Because this sentence is translated to “I don’t think you are tall/rich/hung/etc, but i’ve decided to make an exception so you should feel proud that I did that, I’m so generous and nice for doing this”.
The thing is, that’s how you are interpreting her statement that she usually dates guys who are different from you in what ever way she mentions. I would bet, from experience mind you, that if you talk to her instead of just walking out that what her statement really means is more along the line of “I usually go for guys that are different from you but you are just so awesome/groovy/sexy/cool/wonderful/etc. that I am really happy being with you”. Unless, of course, her statement is followed by “and that’s why I don’t want to keep seeing you”.
Communication tends to work best when we strive to be certain that we understand people’s intent instead of assuming that because we feel insulted or hurt the message was intended as an insult or to hurt us. Part of being an adult and communicating effectively is not assuming that we know exactly what a person’s unspoken intent is behind their actions and words. If you feel bad after someone says something to you it is often wise to ask for clarification. Our feelings are based on our interpretations of events, making them only as reliable as the information upon which we are interpreting those events. People communicate poorly. We try to be subtle, we don’t always understand how someone else is going to interpret our message, we don’t always understand how someone else intended their message, and we tend to assume people understand exactly what we mean even when we don’t spell it out clearly.

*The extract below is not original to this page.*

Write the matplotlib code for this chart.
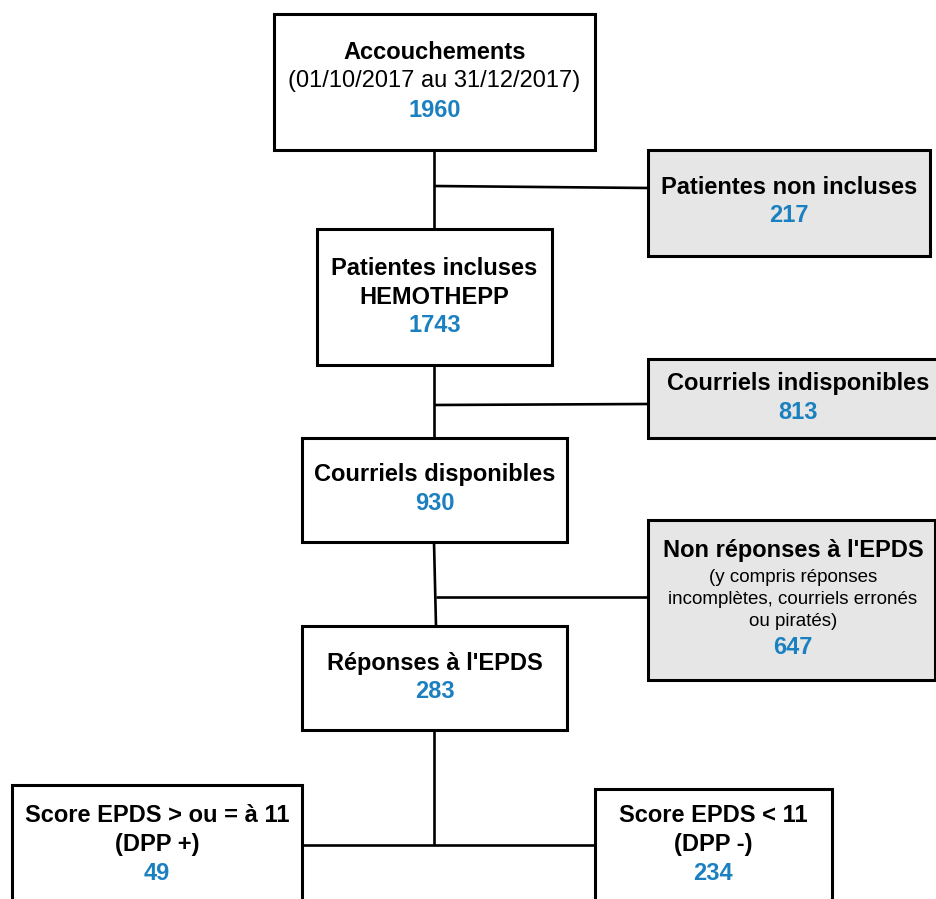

Every sitcom and rom-com writer in the world sees and understands these communication failures. The audience even recognizes these communication failures and the problems they cause when we view movies and TV shows. Unfortunately, we don’t translate that recognition into our own lives because we are too invested in the feelings we are experiencing to think clearly. So do yourself a favor and don’t jump to conclusions about what someone else meant based on your feelings. Our feelings are not always a good indicator of the other person’s intention and you could wind up missing out on a really great person.